The use of nano phase change material in thermal energy storage applications appears promising, but the often-poor performance and the lack of understanding of the heat transfer mechanisms interconnectedness remains a challenge and hinders their widespread integration. The existing numerical work has unveiled numerous impediments in predicting the actual melting behaviour. They rarely combine the effects of conduction enhancement, convection degradation, and latent heat reduction, due to inaccurate characterization of the thermophysical properties and the limitations of their model assumptions. In the present study, an enhanced numerical approach was developed to investigate the melting performance of xGnP-octadecane filled in a vertical cylindrical enclosure at different weight concentrations.
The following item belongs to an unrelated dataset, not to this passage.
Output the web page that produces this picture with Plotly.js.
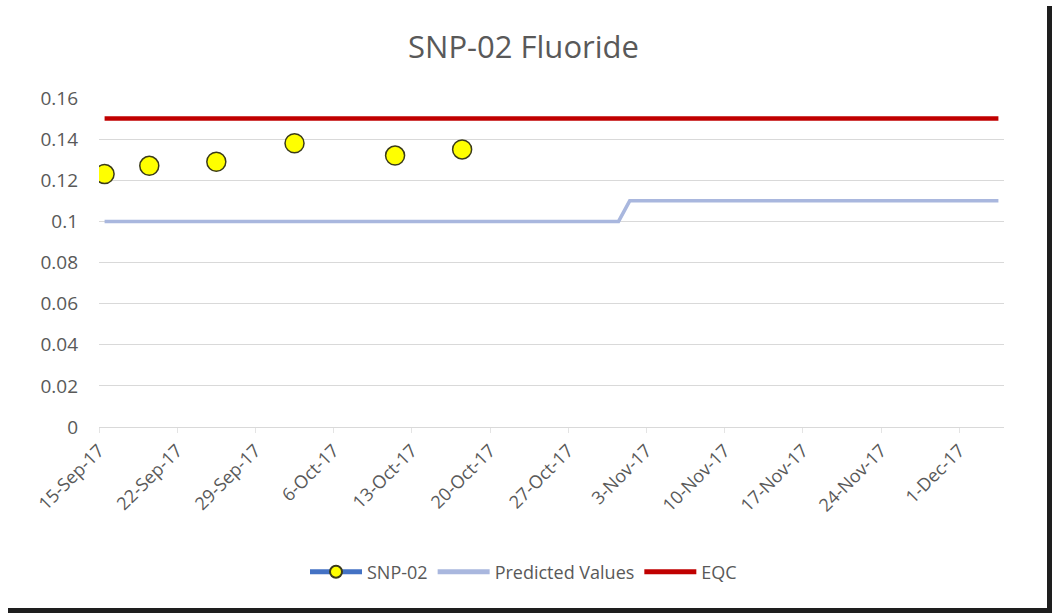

The model results for the pure phase change material were compared and validated against the experimental data. The progression of the melting front, temperature probes, energy storage capacity and heat transfer rate of the nano phase change material were thoroughly evaluated. The current numerical observations demonstrate that the addition of nanoparticles improves, up to a critical concentration of 0.5wt%, the melting rate. The results showed that by adding 0.5wt% of xGnP in the base phase change material (octadecane), the melting rate decreases by 9.7% and the heat storage rate increases by 12.6%. However, at higher loadings, the heat transfer rate is deteriorated due to worsening of other thermophysical properties provoking the prevalence of viscous forces over natural convection and latent capacity. The system overall efficacy was found to be dependent on the net effects of relative changes of all thermophysical properties with nanoparticle concentration and temperature in the solid, so called mushy, and liquid zones. Finally, when characterizing nano phase change material, the thermal conductivity cannot be considered alone as a criterion for nano phase change material selection. A high thermal conductivity is needed for maximum heat absorption in thermal transport applications. Nevertheless, low viscosity, high latent heat and specific heat capacities are also essential to ensure a better thermal energy storage efficiency in terms of capacity and heat extraction/release rate.